The Caucasus lies between the Black Sea and the Caspian Sea. Its weavers, being mountain dwellers for centuries, maintained their old traditions, using strong geometrical patterns. Ancient Caucasian populations probably learned the technique of knotting from the Persians during the 16 and 17 Centuries. The most popular items of this period are the so called “Dragon Carpets”. These carpets consist of small dragon motifs spread within narrow stylized leaves over the whole field.

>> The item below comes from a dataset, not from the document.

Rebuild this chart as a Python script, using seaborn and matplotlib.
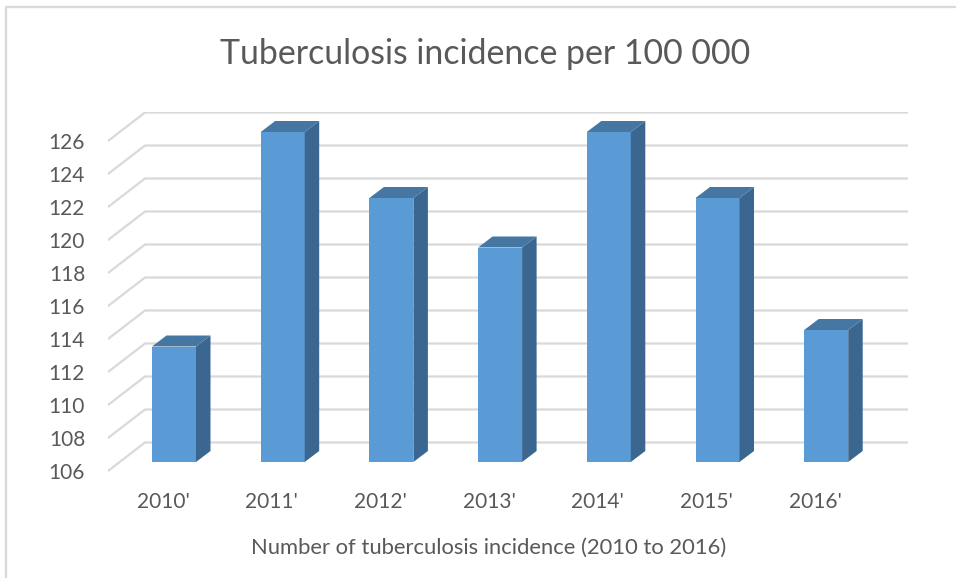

Russian rule in the 19 Century brought to decline of the Persian influence, and it was a period of discovery of the traditional motifs and techniques, going back to early weaving roots, but court motifs were absorbed into these designs, and these are the antique rugs we find today. In the 1920s and 1930s the Soviet leader Joseph Stalin deported many tribes people and villagers to remote corners of the Soviet Union as part of his series of five-year plans to make the nation an industrial power. Most of these people never returned to their homelands. Those who remained in the Caucasus were subject to collectivized farming and their flocks of sheep were reduced to levels where weaving was not practical.
In terms of construction, Caucasian weaving appears to fall into two distinct groups with quite different characteristics. The “Kazak” group which lies South of the Caucasian mountains includes the so called Kazaks of various types along with Karabagh, Gendje and Talish. North and East of the mountains the “Shirvan” or “Kuba” group with a different construction. These are rugs from Shirvan, Kuba, Seychour, Perpedil, Karagashli Etc.